## To be done
Search the material below for the word "matplotlib" and copy every line in which it occurs.
******************************
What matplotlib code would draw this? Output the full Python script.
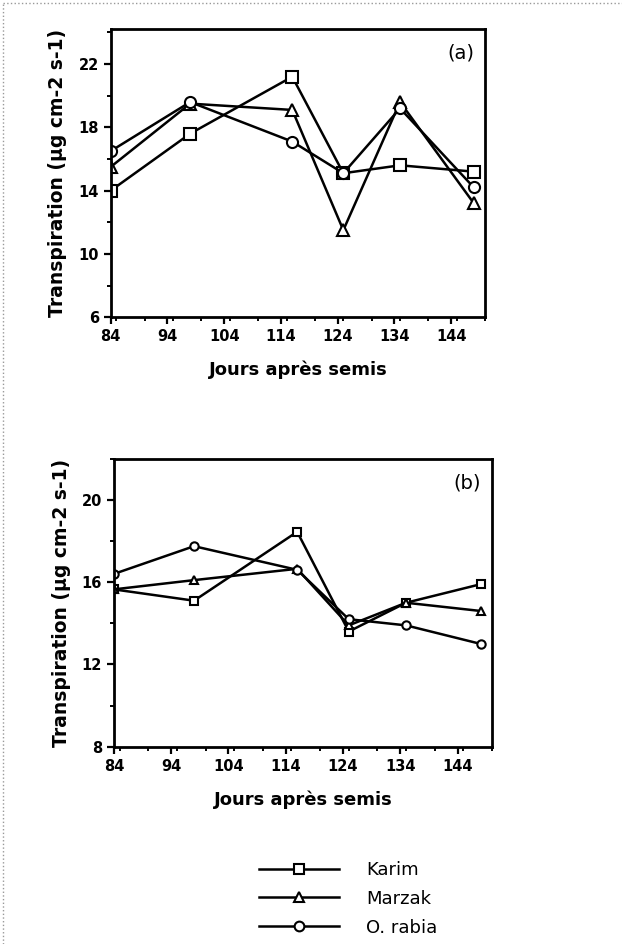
import matplotlib
matplotlib.use("Agg")
import matplotlib.pyplot as plt
from matplotlib.lines import Line2D
from matplotlib.ticker import MultipleLocator

# days after sowing
days = [84, 98, 116, 125, 135, 148]

# panel (a)
karim_a = [14.0, 17.6, 21.2, 15.1, 15.6, 15.2]
marzak_a = [15.5, 19.5, 19.1, 11.5, 19.6, 13.2]
rabia_a = [16.5, 19.6, 17.1, 15.1, 19.2, 14.2]

# panel (b)
karim_b = [15.65, 15.1, 18.45, 13.6, 15.0, 15.9]
marzak_b = [15.65, 16.1, 16.65, 13.9, 15.0, 14.6]
rabia_b = [16.4, 17.75, 16.6, 14.2, 13.9, 13.0]

varieties = ["Karim", "Marzak", "O. rabia"]
markers = ["s", "^", "o"]

x_ticks = [84, 94, 104, 114, 124, 134, 144]
ylabel = "Transpiration (µg cm-2 s-1)"
xlabel = "Jours après semis"

plt.rcParams['font.family'] = ['DejaVu Sans']

fig = plt.figure(figsize=(6.22, 9.44), dpi=100)
ax_a = fig.add_axes([0.178, 0.664, 0.602, 0.305])
ax_b = fig.add_axes([0.183, 0.209, 0.608, 0.305])


def style_axis(ax, ylim, yticks, tag, msize):
    series = {
        "a": [karim_a, marzak_a, rabia_a],
        "b": [karim_b, marzak_b, rabia_b],
    }[tag]
    for vals, mk, name in zip(series, markers, varieties):
        ax.plot(days, vals, color="black", lw=1.8, marker=mk, ms=msize,
                mfc="white", mec="black", mew=1.5, label=name)
    ax.set_xlim(84, 150)
    ax.set_ylim(*ylim)
    ax.set_xticks(x_ticks)
    ax.set_yticks(yticks)
    ax.xaxis.set_minor_locator(MultipleLocator(5))
    ax.yaxis.set_minor_locator(MultipleLocator(2))
    ax.tick_params(which="major", direction="out", length=5, width=1.6,
                   labelsize=10.5)
    ax.tick_params(which="minor", direction="out", length=3, width=1.4)
    for lab in ax.get_xticklabels() + ax.get_yticklabels():
        lab.set_fontweight("bold")
    for sp in ax.spines.values():
        sp.set_linewidth(2)
    ax.set_ylabel(ylabel, fontsize=13.5, fontweight="bold", labelpad=8)
    ax.set_xlabel(xlabel, fontsize=13, fontweight="bold", labelpad=12)
    ax.text(0.97, 0.95, f"({tag})", transform=ax.transAxes, ha="right",
            va="top", fontsize=14)


style_axis(ax_a, (6, 24.2), [6, 10, 14, 18, 22], "a", 8)
style_axis(ax_b, (8, 22), [8, 12, 16, 20], "b", 6)

handles = [Line2D([], [], color="black", lw=1.8, marker=m, ms=7, mfc="white",
                  mec="black", mew=1.5) for m in markers]
fig.legend(handles, varieties, loc="center", bbox_to_anchor=(0.56, 0.048),
           frameon=False, fontsize=13, handlelength=4.4, handletextpad=1.5,
           labelspacing=0.6)

# faint dotted scan border
fig.add_artist(Line2D([0.005, 0.005], [0, 0.997], transform=fig.transFigure,
                      color="0.6", lw=1, ls=":"))
fig.add_artist(Line2D([0.005, 1], [0.997, 0.997], transform=fig.transFigure,
                      color="0.6", lw=1, ls=":"))

fig.savefig("out.png", dpi=100)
******************************
## Solution to this problem
What matplotlib code would draw this? Output the full Python script.
import matplotlib
matplotlib.use("Agg")
import matplotlib.pyplot as plt
from matplotlib.lines import Line2D
from matplotlib.ticker import MultipleLocator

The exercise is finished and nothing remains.